Go through the entries below and count the lines holding the word "script". Reply with only the number, please.
--- DATA PROVIDED ---
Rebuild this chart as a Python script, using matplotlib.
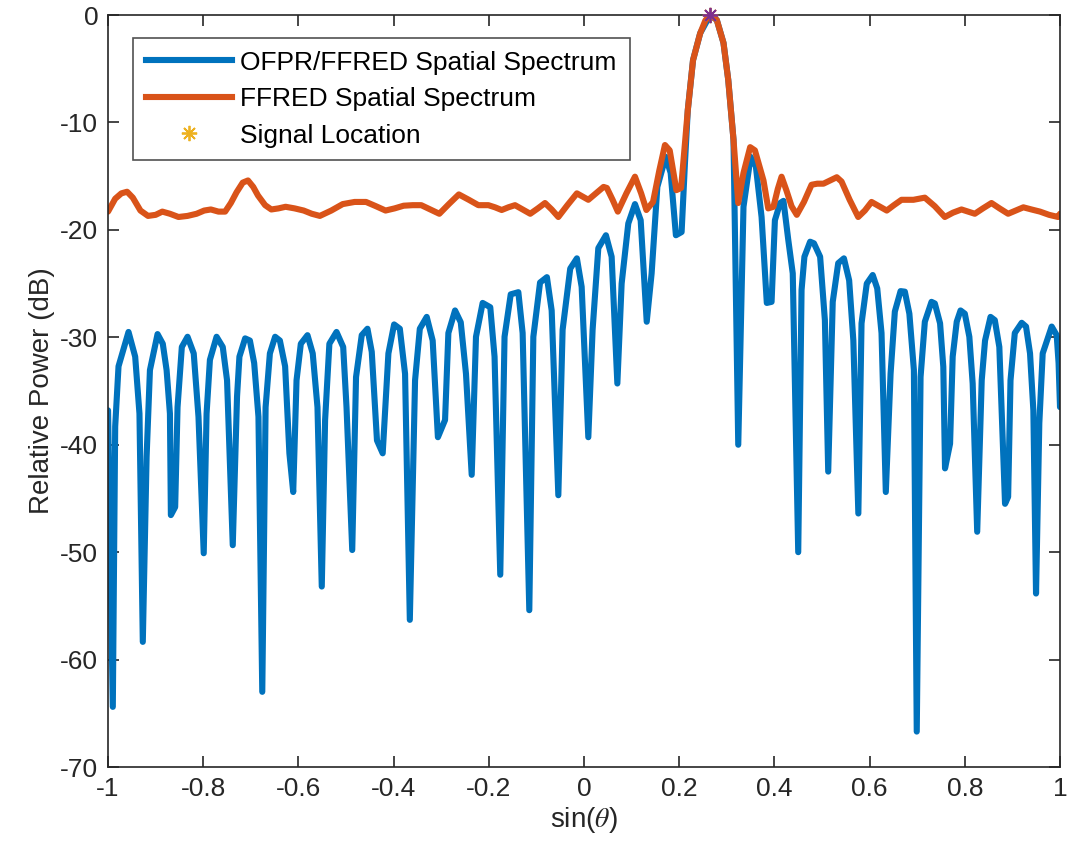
import matplotlib

matplotlib.use("Agg")

import matplotlib.pyplot as plt
from matplotlib.lines import Line2D
import numpy as np

# OFPR/FFRED spatial spectrum (blue)
blue_x = [
    -1.000, -0.990, -0.985, -0.978, -0.957, -0.943, -0.934, -0.927, -0.919, -0.912,
    -0.896, -0.885, -0.877, -0.870, -0.868, -0.859, -0.854, -0.845, -0.833, -0.820,
    -0.810, -0.799, -0.793, -0.786, -0.772, -0.759, -0.750, -0.738, -0.729, -0.724,
    -0.712, -0.702, -0.693, -0.684, -0.676, -0.669, -0.660, -0.649, -0.639, -0.628,
    -0.619, -0.611, -0.604, -0.595, -0.581, -0.570, -0.560, -0.551, -0.544, -0.535,
    -0.520, -0.506, -0.499, -0.487, -0.479, -0.467, -0.455, -0.446, -0.435, -0.423,
    -0.411, -0.399, -0.387, -0.376, -0.366, -0.355, -0.345, -0.3305, -0.318, -0.307,
    -0.292, -0.285, -0.271, -0.259, -0.248, -0.236, -0.227, -0.213, -0.197, -0.188,
    -0.176, -0.167, -0.154, -0.138, -0.129, -0.115, -0.1065, -0.0924, -0.078, -0.068,
    -0.054, -0.045, -0.029, -0.015, -0.005, 0.009, 0.018, 0.030, 0.046, 0.058,
    0.070, 0.079, 0.093, 0.107, 0.119, 0.1317, 0.142, 0.154, 0.1716, 0.182,
    0.193, 0.205, 0.212, 0.218, 0.229, 0.244, 0.265, 0.279, 0.293, 0.303,
    0.314, 0.324, 0.335, 0.350, 0.361, 0.373, 0.384, 0.394, 0.401, 0.412,
    0.419, 0.429, 0.4385, 0.450, 0.457, 0.463, 0.475, 0.483, 0.496, 0.506,
    0.513, 0.5225, 0.534, 0.546, 0.557, 0.5658, 0.5763, 0.583, 0.594, 0.6065,
    0.616, 0.625, 0.634, 0.644, 0.653, 0.665, 0.674, 0.6835, 0.693, 0.699,
    0.707, 0.716, 0.730, 0.737, 0.748, 0.7548, 0.7584, 0.769, 0.7745, 0.783,
    0.791, 0.800, 0.8095, 0.8165, 0.826, 0.8355, 0.8425, 0.854, 0.863, 0.8725,
    0.8845, 0.891, 0.896, 0.905, 0.9195, 0.9286, 0.937, 0.944, 0.9496, 0.9565,
    0.9636, 0.9825, 0.993, 0.997, 1.000,
]
blue_db = [
    -36.8, -64.4, -38.3, -32.7, -29.5, -31.8, -37.1, -58.35, -41.1, -33.05,
    -29.7, -30.6, -33.05, -37.1, -46.55, -45.8, -36.5, -30.9, -29.95, -31.5,
    -37.4, -50.1, -37.1, -32.1, -29.95, -30.9, -34.0, -49.35, -35.5, -31.8,
    -30.1, -30.3, -32.4, -37.4, -63.0, -36.5, -31.5, -29.95, -30.3, -32.7,
    -40.8, -44.4, -34.0, -30.6, -29.8, -31.5, -36.5, -53.2, -37.7, -30.6,
    -29.5, -30.9, -36.5, -49.8, -33.7, -29.8, -29.2, -31.35, -39.6, -40.8,
    -31.5, -28.8, -29.2, -33.4, -56.3, -34.0, -29.2, -28.1, -30.3, -39.3,
    -37.7, -29.6, -27.5, -28.6, -33.4, -42.8, -29.95, -26.8, -27.2, -31.8,
    -52.1, -29.95, -26.0, -25.8, -29.6, -55.4, -29.95, -24.9, -24.4, -27.5,
    -44.7, -29.3, -23.6, -22.65, -25.3, -39.3, -29.3, -21.7, -20.5, -22.5,
    -34.3, -25.0, -19.4, -17.6, -19.1, -28.55, -24.05, -16.0, -13.2, -14.7,
    -20.5, -20.2, -13.8, -8.85, -4.2, -1.7, 0.0, -0.47, -2.6, -6.05,
    -11.6, -40.0, -17.85, -13.2, -14.1, -18.8, -26.8, -26.7, -19.1, -17.5,
    -17.3, -20.9, -24.05, -50.0, -25.6, -22.5, -21.1, -21.25, -22.5, -28.4,
    -42.5, -26.7, -23.1, -22.65, -24.7, -30.3, -46.4, -28.7, -25.0, -24.2,
    -25.45, -29.6, -44.4, -33.4, -27.6, -25.7, -25.75, -27.8, -33.05, -66.7,
    -33.7, -28.55, -26.7, -26.85, -28.7, -32.75, -42.2, -39.9, -31.8, -28.55,
    -27.5, -27.8, -29.95, -34.3, -48.1, -34.0, -30.3, -28.1, -28.4, -30.9,
    -45.5, -44.85, -34.0, -29.6, -28.65, -29.0, -31.5, -36.8, -53.85, -38.0,
    -31.5, -29.0, -29.8, -32.4, -36.5,
]

# FFRED spatial spectrum (orange)
orange_x = [
    -1.000, -0.985, -0.972, -0.960, -0.948, -0.932, -0.916, -0.900, -0.886, -0.870,
    -0.852, -0.833, -0.814, -0.798, -0.784, -0.768, -0.754, -0.742, -0.730, -0.717,
    -0.706, -0.695, -0.685, -0.670, -0.657, -0.642, -0.627, -0.608, -0.589, -0.572,
    -0.555, -0.531, -0.507, -0.482, -0.458, -0.437, -0.417, -0.398, -0.379, -0.360,
    -0.342, -0.323, -0.304, -0.284, -0.263, -0.242, -0.222, -0.201, -0.187, -0.173,
    -0.159, -0.145, -0.129, -0.113, -0.097, -0.082, -0.068, -0.054, -0.035, -0.015,
    -0.003, 0.009, 0.025, 0.041, 0.048, 0.060, 0.071, 0.089, 0.107, 0.120,
    0.131, 0.145, 0.158, 0.170, 0.180, 0.194, 0.204, 0.218, 0.229, 0.244,
    0.255, 0.265, 0.279, 0.293, 0.303, 0.314, 0.324, 0.335, 0.349, 0.359,
    0.368, 0.377, 0.387, 0.398, 0.407, 0.415, 0.425, 0.436, 0.447, 0.462,
    0.478, 0.490, 0.503, 0.517, 0.531, 0.541, 0.558, 0.576, 0.590, 0.604,
    0.620, 0.636, 0.651, 0.667, 0.680, 0.692, 0.704, 0.716, 0.737, 0.758,
    0.775, 0.793, 0.807, 0.821, 0.838, 0.856, 0.873, 0.891, 0.907, 0.923,
    0.940, 0.958, 0.977, 0.996, 1.000,
]
orange_db = [
    -18.3, -17.1, -16.6, -16.45, -17.0, -18.2, -18.7, -18.6, -18.3, -18.5,
    -18.8, -18.7, -18.5, -18.2, -18.1, -18.3, -18.3, -17.5, -16.5, -15.6,
    -15.4, -16.0, -16.8, -17.7, -18.1, -18.0, -17.85, -18.0, -18.2, -18.5,
    -18.7, -18.2, -17.6, -17.4, -17.4, -17.8, -18.2, -18.0, -17.75, -17.7,
    -17.7, -18.1, -18.5, -17.6, -16.7, -17.2, -17.7, -17.7, -17.9, -18.15,
    -17.9, -17.7, -18.1, -18.5, -18.0, -17.5, -18.1, -18.8, -17.7, -16.6,
    -16.9, -17.2, -16.6, -16.0, -16.1, -17.2, -18.3, -16.6, -15.05, -16.6,
    -18.15, -17.4, -14.5, -12.1, -12.6, -16.3, -16.1, -8.85, -4.2, -1.7,
    -0.5, 0.0, -0.47, -2.6, -6.05, -11.6, -17.5, -14.7, -12.3, -12.6,
    -14.0, -15.4, -18.0, -17.85, -16.2, -15.05, -16.3, -17.8, -18.6, -17.4,
    -15.8, -15.7, -15.7, -15.4, -15.1, -15.5, -17.2, -18.8, -18.2, -17.4,
    -17.8, -18.2, -17.7, -17.2, -17.2, -17.2, -17.1, -17.0, -17.8, -18.8,
    -18.4, -18.1, -18.3, -18.5, -18.0, -17.5, -18.0, -18.5, -18.2, -17.9,
    -18.1, -18.3, -18.6, -18.8, -18.5,
]

signal_x = [0.265]
signal_db = [0.0]

x_ticks = [-1, -0.8, -0.6, -0.4, -0.2, 0, 0.2, 0.4, 0.6, 0.8, 1]
x_tick_labels = ["-1", "-0.8", "-0.6", "-0.4", "-0.2", "0", "0.2", "0.4", "0.6", "0.8", "1"]
y_ticks = [-70, -60, -50, -40, -30, -20, -10, 0]

BLUE = "#0072BD"
ORANGE = "#D95319"
YELLOW = "#EDB120"
PURPLE = "#7E2F8E"
AXIS_COLOR = "#262626"

plt.rcParams["font.family"] = ["Liberation Sans", "DejaVu Sans"]
plt.rcParams["axes.unicode_minus"] = False
plt.rcParams["mathtext.fontset"] = "stix"

asterisk = (8, 2, 0)
line_kw = dict(linewidth=4.4, solid_joinstyle="round", solid_capstyle="round")

fig = plt.figure(figsize=(10.73, 8.63), dpi=100)
ax = fig.add_axes([0.1007, 0.1112, 0.8872, 0.8714])

ax.plot(blue_x, blue_db, color=BLUE, label="OFPR/FFRED Spatial Spectrum", **line_kw)
ax.plot(orange_x, orange_db, color=ORANGE, label="FFRED Spatial Spectrum", **line_kw)
ax.plot(signal_x, signal_db, linestyle="none", marker=asterisk, markersize=11,
        markeredgewidth=1.3, color=YELLOW, clip_on=False, zorder=5,
        label="Signal Location")
ax.plot(signal_x, signal_db, linestyle="none", marker=asterisk, markersize=11,
        markeredgewidth=1.3, color=PURPLE, clip_on=False, zorder=6)

ax.set_xlim(-1, 1)
ax.set_ylim(-70, 0)
ax.set_xticks(x_ticks)
ax.set_xticklabels(x_tick_labels)
ax.set_yticks(y_ticks)
ax.tick_params(direction="in", length=8, width=1.2, colors=AXIS_COLOR,
               labelsize=19, top=True, right=True)
ax.tick_params(axis="x", pad=7)
ax.tick_params(axis="y", pad=7)
for spine in ax.spines.values():
    spine.set_color(AXIS_COLOR)
    spine.set_linewidth(1.2)

ax.set_xlabel(r"sin($\theta$)", fontsize=20, color=AXIS_COLOR, labelpad=3)
ax.set_ylabel("Relative Power (dB)", fontsize=20, color=AXIS_COLOR, labelpad=4)

handles = [
    Line2D([], [], color=BLUE, linewidth=4.4),
    Line2D([], [], color=ORANGE, linewidth=4.4),
    Line2D([], [], linestyle="none", marker=asterisk, markersize=11,
           markeredgewidth=1.3, color=YELLOW),
]
labels = ["OFPR/FFRED Spatial Spectrum", "FFRED Spatial Spectrum", "Signal Location"]
legend = ax.legend(handles, labels, loc="upper left", bbox_to_anchor=(0.0263, 0.9694),
                   fontsize=19, frameon=True, fancybox=False, handlelength=3.25,
                   handletextpad=0.34, labelspacing=0.47, borderpad=0.48,
                   borderaxespad=0.0)
legend.get_frame().set_edgecolor(AXIS_COLOR)
legend.get_frame().set_linewidth(1.2)

fig.savefig("out.png", dpi=100)
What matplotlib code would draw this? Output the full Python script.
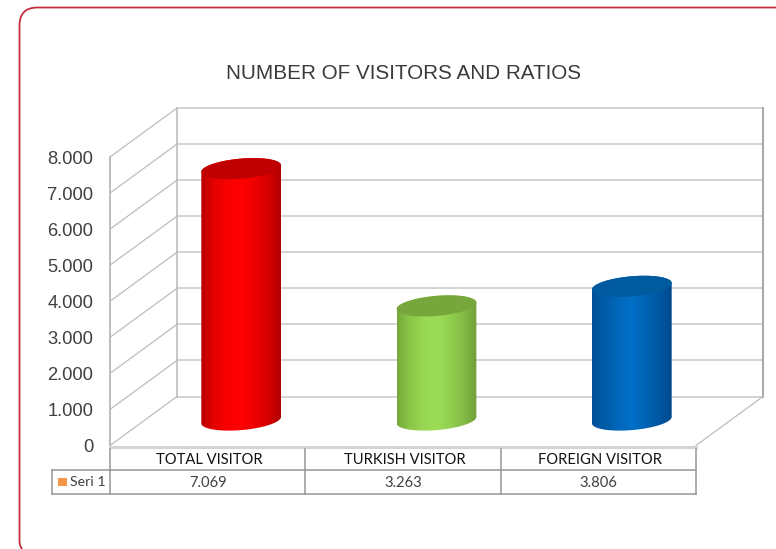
import numpy as np
import matplotlib
matplotlib.use("Agg")
import matplotlib.pyplot as plt
from matplotlib.path import Path
from matplotlib.patches import PathPatch
from matplotlib.colors import LinearSegmentedColormap

categories = ["TOTAL VISITOR", "TURKISH VISITOR", "FOREIGN VISITOR"]
values = [7069, 3263, 3806]
value_labels = ["7.069", "3.263", "3.806"]
y_ticks = [0, 1000, 2000, 3000, 4000, 5000, 6000, 7000, 8000]
y_tick_labels = ["0", "1.000", "2.000", "3.000", "4.000", "5.000", "6.000", "7.000", "8.000"]
series_name = "Seri 1"
title = "NUMBER OF VISITORS AND RATIOS"
body_colors = [["#b80000", "#e60000", "#f80000", "#ff0000", "#f00000", "#d80000", "#b00000"],
               ["#76a83a", "#8cc84a", "#98d853", "#9cdd56", "#92d050", "#84bb46", "#6f9f36"],
               ["#004f98", "#005ca8", "#0068bc", "#0070c8", "#0064b4", "#0058a4", "#004a8e"]]
top_colors = ["#c00000", "#76a63c", "#005a9e"]

W, H = 776, 549
X0, X3 = 110.0, 696.0      # front plane pixel extent
Y0, Y8 = 445.5, 157.0      # front plane pixel extent for 0 and 8000
sx = (X3 - X0) / 3.0       # pixels per category
sy = (Y0 - Y8) / 8000.0    # pixels per unit
DX, DY = 67.0 / sx, 49.0 / sy  # depth offset, data units

fig = plt.figure(figsize=(W / 100, H / 100), dpi=100)
ax = fig.add_axes([0, 0, 1, 1])


def X(p):
    return (p - X0) / sx


def Y(p):
    return (Y0 - p) / sy


# outer rounded frame
r, fx, fy = 18, 19.5, 7.5
verts = [(W + 5, fy), (fx + r, fy), (fx, fy), (fx, fy + r), (fx, H - 8), (fx, H - 1), (fx + 6, H + 4)]
codes = [Path.MOVETO, Path.LINETO, Path.CURVE3, Path.CURVE3, Path.LINETO, Path.CURVE3, Path.CURVE3]
ax.add_patch(PathPatch(Path([(X(a), Y(b)) for a, b in verts], codes), fc="none", ec="#c5303f", lw=1.3, zorder=1))

# walls and gridlines
grid = "#bdbdbd"
for t in y_ticks:
    ax.plot([0, DX], [t, t + DY], color=grid, lw=0.9, zorder=2)
    ax.plot([DX, 3 + DX], [t + DY, t + DY], color="#cccccc", lw=1.2, zorder=2)
ax.plot([DX, DX], [DY, 8000 + DY], color=grid, lw=1.2, zorder=2)
ax.plot([3 + DX, 3 + DX], [DY, 8000 + DY], color="#a0a0a0", lw=1.3, zorder=2)
ax.plot([0, 0], [0, 8000], color=grid, lw=1.4, zorder=2)
ax.plot([3, 3 + DX], [0, DY], color=grid, lw=0.9, zorder=2)
ax.plot([0, 3], [-50, -50], color="#d4d4d4", lw=2.2, zorder=2)

# cylinders
a_px, b_px, tilt = 40.0, 10.0, np.deg2rad(5.0)
t = np.linspace(0, 2 * np.pi, 121)[:-1]
ex = a_px * np.cos(t) * np.cos(tilt) - b_px * np.sin(t) * np.sin(tilt)
ey = a_px * np.cos(t) * np.sin(tilt) + b_px * np.sin(t) * np.cos(tilt)
n = len(t)
for i, v in enumerate(values):
    cx = i + 0.5 + DX / 2
    base = DY * 0.56 - 2.0 / sy
    top = v + base - 3.5 / sy
    ell_x = cx + ex / sx
    ell_y_top = top + ey / sy
    ell_y_base = base + ey / sy
    right, left = int(np.argmax(ell_x)), int(np.argmin(ell_x))
    # lower arc of the base runs clockwise from right to left; upper arc of the top from left to right
    arc_low = [(right - k) % n for k in range(n) if (right - k) % n != left]
    arc_low = arc_low[:((right - left) % n)] + [left]
    arc_up = [(left - k) % n for k in range((left - right) % n + 1)]
    poly = [(ell_x[k], ell_y_base[k]) for k in arc_low] + [(ell_x[k], ell_y_top[k]) for k in arc_up]
    cmap = LinearSegmentedColormap.from_list("c", body_colors[i])
    grad = np.linspace(0, 1, 256)[None, :]
    im = ax.imshow(grad, cmap=cmap, aspect="auto", interpolation="bilinear",
                   extent=[ell_x.min(), ell_x.max(), base - 500, top + 500], zorder=3)
    clip = PathPatch(Path(poly + [poly[0]]), transform=ax.transData, fc="none", ec="none")
    ax.add_patch(clip)
    im.set_clip_path(clip)
    ax.fill(ell_x, ell_y_top, color=top_colors[i], lw=0, zorder=4)

ax.set_xlim((0 - X0) / sx, (W - X0) / sx)
ax.set_ylim((Y0 - H) / sy, Y0 / sy)
ax.axis("off")

# value axis labels
for t_, lab in zip(y_ticks, y_tick_labels):
    ax.text(X(93), t_ - 2.0 / sy, lab, ha="right", va="center", fontsize=13.2,
            family="Liberation Sans", color="#404040", zorder=5)

ax.text(X(403.5), Y(73.5), title, ha="center", va="center", fontsize=14.9,
        family="Liberation Sans", color="#3a3a3a")

# data table
line = "#969696"
y1, y2, y3 = Y(449), Y(469.5), Y(494)
ax.plot([X(52), 3], [y2, y2], color=line, lw=1.1)
ax.plot([X(52), 3], [y3, y3], color=line, lw=1.1)
ax.plot([X(52), X(52)], [y2, y3], color=line, lw=1.1)
for k in range(4):
    ax.plot([k, k], [y1, y3], color=line, lw=1.1)
for i, (c, lab) in enumerate(zip(categories, value_labels)):
    ax.text(i + 0.5 + 2.0 / sx, Y(460), c, ha="center", va="center", fontsize=10.6, family="Lato", color="#111111")
    ax.text(i + 0.5, Y(483), lab, ha="center", va="center", fontsize=10.6, family="Lato", color="#404040")
ax.fill([X(58), X(67), X(67), X(58)], [Y(477.5), Y(477.5), Y(486), Y(486)], color="#f79646", lw=0)
ax.text(X(69.5), Y(482.5), series_name, ha="left", va="center", fontsize=10.2, family="Lato", color="#404040")

fig.savefig("out.png", dpi=100)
---
**RESULT FOR THIS TASK**.
2